• **Aim of the task**: Output the data word for word, dropping every image.

• **Source data**:
---*---

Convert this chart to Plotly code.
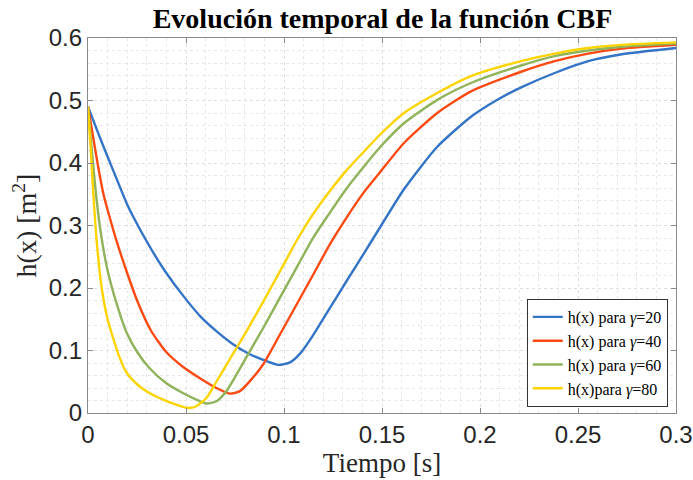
import plotly.graph_objects as go

# Sampled h(x) trajectories for each CBF gain gamma
t_g20 = [0.0, 0.0053, 0.01, 0.0156, 0.0198, 0.0241, 0.0297, 0.0344, 0.0395, 0.0492, 0.0578,
         0.0655, 0.074, 0.0826, 0.0911, 0.0971, 0.1031, 0.1082, 0.1133, 0.1236, 0.1321, 0.1407,
         0.1492, 0.1612, 0.1782, 0.1954, 0.2082, 0.221, 0.2381, 0.2552, 0.2724, 0.3]
h_g20 = [0.49, 0.447, 0.41, 0.367, 0.335, 0.308, 0.276, 0.251, 0.226, 0.185, 0.153,
         0.131, 0.110, 0.094, 0.083, 0.077, 0.081, 0.095, 0.117, 0.169, 0.212, 0.255,
         0.298, 0.358, 0.426, 0.474, 0.500, 0.521, 0.544, 0.563, 0.574, 0.584]

t_g40 = [0.0, 0.0027, 0.0053, 0.0079, 0.0108, 0.015, 0.0202, 0.0253, 0.0321, 0.0398, 0.0484,
         0.0569, 0.0655, 0.0723, 0.0775, 0.0826, 0.0894, 0.098, 0.1065, 0.115, 0.1236, 0.1321,
         0.1407, 0.1492, 0.1612, 0.1782, 0.1954, 0.221, 0.2381, 0.2552, 0.2724, 0.3]
h_g40 = [0.49, 0.44, 0.392, 0.35, 0.316, 0.271, 0.222, 0.178, 0.132, 0.098, 0.074,
         0.056, 0.040, 0.031, 0.035, 0.051, 0.078, 0.126, 0.174, 0.222, 0.271, 0.3135,
         0.353, 0.386, 0.432, 0.480, 0.5145, 0.546, 0.563, 0.575, 0.583, 0.589]

t_g60 = [0.0, 0.0019, 0.0036, 0.0062, 0.01, 0.0156, 0.0198, 0.025, 0.0313, 0.0398, 0.0484,
         0.0552, 0.0604, 0.0655, 0.0706, 0.0758, 0.0826, 0.0894, 0.098, 0.1065, 0.115, 0.1236,
         0.1321, 0.1407, 0.1492, 0.1612, 0.1782, 0.1954, 0.221, 0.2381, 0.2552, 0.2724, 0.3]
h_g60 = [0.49, 0.422, 0.365, 0.295, 0.228, 0.165, 0.128, 0.098, 0.072, 0.048, 0.032,
         0.0215, 0.0151, 0.0188, 0.0349, 0.0617, 0.099, 0.136, 0.185, 0.233, 0.281, 0.3215,
         0.36, 0.394, 0.426, 0.4636, 0.501, 0.528, 0.556, 0.571, 0.580, 0.586, 0.591]

t_g80 = [0.0, 0.0015, 0.0027, 0.0044, 0.007, 0.01, 0.0156, 0.0198, 0.025, 0.0313, 0.0398,
         0.045, 0.0509, 0.0552, 0.0604, 0.0655, 0.0706, 0.0758, 0.0809, 0.0894, 0.098, 0.1065,
         0.115, 0.1236, 0.1321, 0.1407, 0.1492, 0.1612, 0.1782, 0.1954, 0.221, 0.2381, 0.2552,
         0.2724, 0.3]
h_g80 = [0.49, 0.415, 0.352, 0.276, 0.2, 0.15, 0.093, 0.064, 0.046, 0.032, 0.0195,
         0.0135, 0.008, 0.0108, 0.0241, 0.050, 0.077, 0.104, 0.131, 0.178, 0.227, 0.276,
         0.319, 0.356, 0.389, 0.418, 0.446, 0.480, 0.512, 0.539, 0.563, 0.575, 0.584,
         0.589, 0.593]

series_names = ["h(x) para <i>γ</i>=20", "h(x) para <i>γ</i>=40",
                "h(x) para <i>γ</i>=60", "h(x)para <i>γ</i>=80"]
series_colors = ["#3474c6", "#fb4a12", "#8fb35a", "#fdd300"]

x_ticks = [0, 0.05, 0.1, 0.15, 0.2, 0.25, 0.3]
x_tick_text = ["0", "0.05", "0.1", "0.15", "0.2", "0.25", "0.3"]
y_ticks = [0, 0.1, 0.2, 0.3, 0.4, 0.5, 0.6]
y_tick_text = ["0", "0.1", "0.2", "0.3", "0.4", "0.5", "0.6"]

fig = go.Figure()
for t, h, name, color in zip([t_g20, t_g40, t_g60, t_g80],
                             [h_g20, h_g40, h_g60, h_g80],
                             series_names, series_colors):
    fig.add_trace(go.Scatter(x=t, y=h, mode="lines", name=name,
                             line=dict(color=color, width=2.4, shape="spline", smoothing=0.6)))

axis_common = dict(
    showline=True, linecolor="#8a8a8a", linewidth=1.2, mirror="ticks",
    ticks="inside", ticklen=5, tickcolor="#8a8a8a",
    showgrid=True, gridcolor="#dedede", griddash="dot", gridwidth=1,
    zeroline=False, automargin=False,
    tickfont=dict(family="Liberation Sans, Arial", size=24, color="#262626"),
)

fig.update_xaxes(range=[0, 0.3], tickvals=x_ticks, ticktext=x_tick_text,
                 minor=dict(dtick=0.01, showgrid=True, gridcolor="#e8e8e8", griddash="dot"),
                 title=dict(text="Tiempo [s]", standoff=4,
                            font=dict(family="Liberation Serif, Times New Roman", size=27, color="#262626")),
                 **axis_common)
fig.update_yaxes(range=[0, 0.6], tickvals=y_ticks, ticktext=y_tick_text,
                 minor=dict(dtick=0.02, showgrid=True, gridcolor="#e8e8e8", griddash="dot"),
                 title=dict(text="h(x) [m<sup>2</sup>]", standoff=3,
                            font=dict(family="Liberation Serif, Times New Roman", size=28, color="#262626")),
                 **axis_common)

fig.update_layout(
    width=693, height=480,
    margin=dict(l=88, r=17, t=38, b=67),
    paper_bgcolor="white", plot_bgcolor="white",
    title=dict(text="<b>Evolución temporal de la función CBF</b>", x=0.552, xanchor="center",
               y=0.963, yanchor="middle",
               font=dict(family="Liberation Serif, Times New Roman", size=28, color="black")),
    legend=dict(x=0.986, y=0.016, xanchor="right", yanchor="bottom",
                bgcolor="white", bordercolor="#333333", borderwidth=1,
                font=dict(family="Liberation Serif, Times New Roman", size=16, color="black"),
                tracegroupgap=0),
    showlegend=True,
)

fig.write_html("out.html")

---*---

• **The output**:
Convert this chart to Plotly code.
import plotly.graph_objects as go

# Sampled h(x) trajectories for each CBF gain gamma
t_g20 = [0.0, 0.0053, 0.01, 0.0156, 0.0198, 0.0241, 0.0297, 0.0344, 0.0395, 0.0492, 0.0578,
         0.0655, 0.074, 0.0826, 0.0911, 0.0971, 0.1031, 0.1082, 0.1133, 0.1236, 0.1321, 0.1407,
         0.1492, 0.1612, 0.1782, 0.1954, 0.2082, 0.221, 0.2381, 0.2552, 0.2724, 0.3]
h_g20 = [0.49, 0.447, 0.41, 0.367, 0.335, 0.308, 0.276, 0.251, 0.226, 0.185, 0.153,
         0.131, 0.110, 0.094, 0.083, 0.077, 0.081, 0.095, 0.117, 0.169, 0.212, 0.255,
         0.298, 0.358, 0.426, 0.474, 0.500, 0.521, 0.544, 0.563, 0.574, 0.584]

t_g40 = [0.0, 0.0027, 0.0053, 0.0079, 0.0108, 0.015, 0.0202, 0.0253, 0.0321, 0.0398, 0.0484,
         0.0569, 0.0655, 0.0723, 0.0775, 0.0826, 0.0894, 0.098, 0.1065, 0.115, 0.1236, 0.1321,
         0.1407, 0.1492, 0.1612, 0.1782, 0.1954, 0.221, 0.2381, 0.2552, 0.2724, 0.3]
h_g40 = [0.49, 0.44, 0.392, 0.35, 0.316, 0.271, 0.222, 0.178, 0.132, 0.098, 0.074,
         0.056, 0.040, 0.031, 0.035, 0.051, 0.078, 0.126, 0.174, 0.222, 0.271, 0.3135,
         0.353, 0.386, 0.432, 0.480, 0.5145, 0.546, 0.563, 0.575, 0.583, 0.589]

t_g60 = [0.0, 0.0019, 0.0036, 0.0062, 0.01, 0.0156, 0.0198, 0.025, 0.0313, 0.0398, 0.0484,
         0.0552, 0.0604, 0.0655, 0.0706, 0.0758, 0.0826, 0.0894, 0.098, 0.1065, 0.115, 0.1236,
         0.1321, 0.1407, 0.1492, 0.1612, 0.1782, 0.1954, 0.221, 0.2381, 0.2552, 0.2724, 0.3]
h_g60 = [0.49, 0.422, 0.365, 0.295, 0.228, 0.165, 0.128, 0.098, 0.072, 0.048, 0.032,
         0.0215, 0.0151, 0.0188, 0.0349, 0.0617, 0.099, 0.136, 0.185, 0.233, 0.281, 0.3215,
         0.36, 0.394, 0.426, 0.4636, 0.501, 0.528, 0.556, 0.571, 0.580, 0.586, 0.591]

t_g80 = [0.0, 0.0015, 0.0027, 0.0044, 0.007, 0.01, 0.0156, 0.0198, 0.025, 0.0313, 0.0398,
         0.045, 0.0509, 0.0552, 0.0604, 0.0655, 0.0706, 0.0758, 0.0809, 0.0894, 0.098, 0.1065,
         0.115, 0.1236, 0.1321, 0.1407, 0.1492, 0.1612, 0.1782, 0.1954, 0.221, 0.2381, 0.2552,
         0.2724, 0.3]
h_g80 = [0.49, 0.415, 0.352, 0.276, 0.2, 0.15, 0.093, 0.064, 0.046, 0.032, 0.0195,
         0.0135, 0.008, 0.0108, 0.0241, 0.050, 0.077, 0.104, 0.131, 0.178, 0.227, 0.276,
         0.319, 0.356, 0.389, 0.418, 0.446, 0.480, 0.512, 0.539, 0.563, 0.575, 0.584,
         0.589, 0.593]

series_names = ["h(x) para <i>γ</i>=20", "h(x) para <i>γ</i>=40",
                "h(x) para <i>γ</i>=60", "h(x)para <i>γ</i>=80"]
series_colors = ["#3474c6", "#fb4a12", "#8fb35a", "#fdd300"]

x_ticks = [0, 0.05, 0.1, 0.15, 0.2, 0.25, 0.3]
x_tick_text = ["0", "0.05", "0.1", "0.15", "0.2", "0.25", "0.3"]
y_ticks = [0, 0.1, 0.2, 0.3, 0.4, 0.5, 0.6]
y_tick_text = ["0", "0.1", "0.2", "0.3", "0.4", "0.5", "0.6"]

fig = go.Figure()
for t, h, name, color in zip([t_g20, t_g40, t_g60, t_g80],
                             [h_g20, h_g40, h_g60, h_g80],
                             series_names, series_colors):
    fig.add_trace(go.Scatter(x=t, y=h, mode="lines", name=name,
                             line=dict(color=color, width=2.4, shape="spline", smoothing=0.6)))

axis_common = dict(
    showline=True, linecolor="#8a8a8a", linewidth=1.2, mirror="ticks",
    ticks="inside", ticklen=5, tickcolor="#8a8a8a",
    showgrid=True, gridcolor="#dedede", griddash="dot", gridwidth=1,
    zeroline=False, automargin=False,
    tickfont=dict(family="Liberation Sans, Arial", size=24, color="#262626"),
)

fig.update_xaxes(range=[0, 0.3], tickvals=x_ticks, ticktext=x_tick_text,
                 minor=dict(dtick=0.01, showgrid=True, gridcolor="#e8e8e8", griddash="dot"),
                 title=dict(text="Tiempo [s]", standoff=4,
                            font=dict(family="Liberation Serif, Times New Roman", size=27, color="#262626")),
                 **axis_common)
fig.update_yaxes(range=[0, 0.6], tickvals=y_ticks, ticktext=y_tick_text,
                 minor=dict(dtick=0.02, showgrid=True, gridcolor="#e8e8e8", griddash="dot"),
                 title=dict(text="h(x) [m<sup>2</sup>]", standoff=3,
                            font=dict(family="Liberation Serif, Times New Roman", size=28, color="#262626")),
                 **axis_common)

fig.update_layout(
    width=693, height=480,
    margin=dict(l=88, r=17, t=38, b=67),
    paper_bgcolor="white", plot_bgcolor="white",
    title=dict(text="<b>Evolución temporal de la función CBF</b>", x=0.552, xanchor="center",
               y=0.963, yanchor="middle",
               font=dict(family="Liberation Serif, Times New Roman", size=28, color="black")),
    legend=dict(x=0.986, y=0.016, xanchor="right", yanchor="bottom",
                bgcolor="white", bordercolor="#333333", borderwidth=1,
                font=dict(family="Liberation Serif, Times New Roman", size=16, color="black"),
                tracegroupgap=0),
    showlegend=True,
)

fig.write_html("out.html")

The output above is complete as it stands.